Después esa confesión, me quedé un largo tiempo en mi oficina, entre anonadado y triste, pensando en cómo esa chica de 23 años con su maestría cum laude y hablando varios idiomas, era el reflejo perfecto de un país que seguía desperdiciando sus recursos humanos de la manera más atroz.
Y es que en un mundo que ha erróneamente identificado la exigencia permanente, con el signo del autoritarismo patriarcal, es casi imposible que se logre interiorizar en los más jóvenes, que el único camino para lograr algo tan simple como levantarse temprano, para estar presente en una reunión, no es agradable, ni da placer.
Es urgente que dejemos de pensar que cualquier exigencia que nos saque de nuestro estado de confort, nos remite a un orden patriarcal, anticuado, caduco y violento hacia nosotros mismos.

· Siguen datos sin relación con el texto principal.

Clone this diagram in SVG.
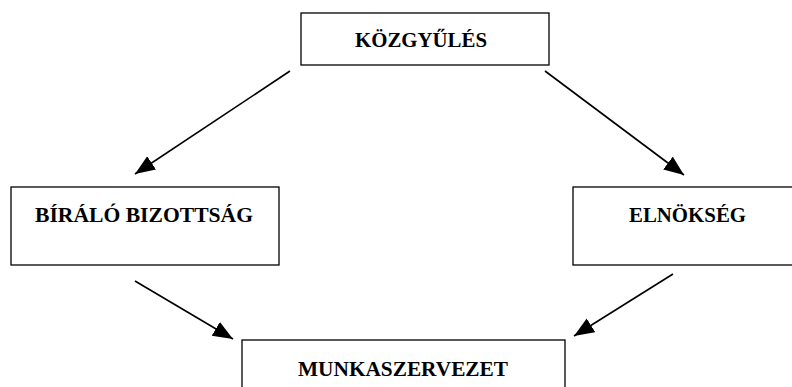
<svg xmlns="http://www.w3.org/2000/svg" width="792" height="387" viewBox="0 0 792 387">
  <style>
    .box { fill: #ffffff; stroke: #000000; stroke-width: 1.3; }
    .lbl { font-family: "Liberation Serif", "DejaVu Serif", serif; font-weight: bold; font-size: 22px; fill: #000000; text-anchor: middle; }
    .conn { stroke: #000000; stroke-width: 1.6; fill: none; marker-end: url(#arrow); }
  </style>
  <defs>
    <marker id="arrow" markerUnits="userSpaceOnUse" markerWidth="21" markerHeight="18" refX="20" refY="8" orient="auto">
      <path d="M0,0 L20,8 L0,16 Z" fill="#000000"/>
    </marker>
  </defs>
  <rect width="792" height="387" fill="#ffffff"/>
  <g id="connectors">
    <line class="conn" x1="290" y1="71" x2="135" y2="174"/>
    <line class="conn" x1="545" y1="71" x2="684" y2="175"/>
    <line class="conn" x1="135" y1="281" x2="233" y2="339"/>
    <line class="conn" x1="673" y1="274" x2="574" y2="336"/>
  </g>
  <g id="kozgyules">
    <rect class="box" x="301" y="13" width="248" height="52"/>
    <text class="lbl" x="421" y="47" textLength="132" lengthAdjust="spacingAndGlyphs">KÖZGYŰLÉS</text>
  </g>
  <g id="biralo-bizottsag">
    <rect class="box" x="11" y="187" width="268" height="78"/>
    <text class="lbl" x="144" y="222" textLength="218" lengthAdjust="spacingAndGlyphs">BÍRÁLÓ BIZOTTSÁG</text>
  </g>
  <g id="elnokseg">
    <rect class="box" x="573" y="187" width="229" height="78"/>
    <text class="lbl" x="687.5" y="222" textLength="117" lengthAdjust="spacingAndGlyphs">ELNÖKSÉG</text>
  </g>
  <g id="munkaszervezet">
    <rect class="box" x="242" y="340" width="323" height="60"/>
    <text class="lbl" x="403" y="376" textLength="210" lengthAdjust="spacingAndGlyphs">MUNKASZERVEZET</text>
  </g>
</svg>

Hay que cuestionar la figura del padre, por supuesto, hay que revisar su actuación histórica, pero este análisis no lo debemos hacer toscamente, sino con las herramientas más precisas de escrutinio, si no lo hacemos de forma sumamente cuidadosa, solamente generaremos más jóvenes confundidos, que quizá logren muchos títulos universitarios, pero que en su vida real, en su desempeño laboral, no logren llegar a tiempo a reuniones esenciales y además piensen que ¡la impuntualidad es una forma de destruir al patriarcado!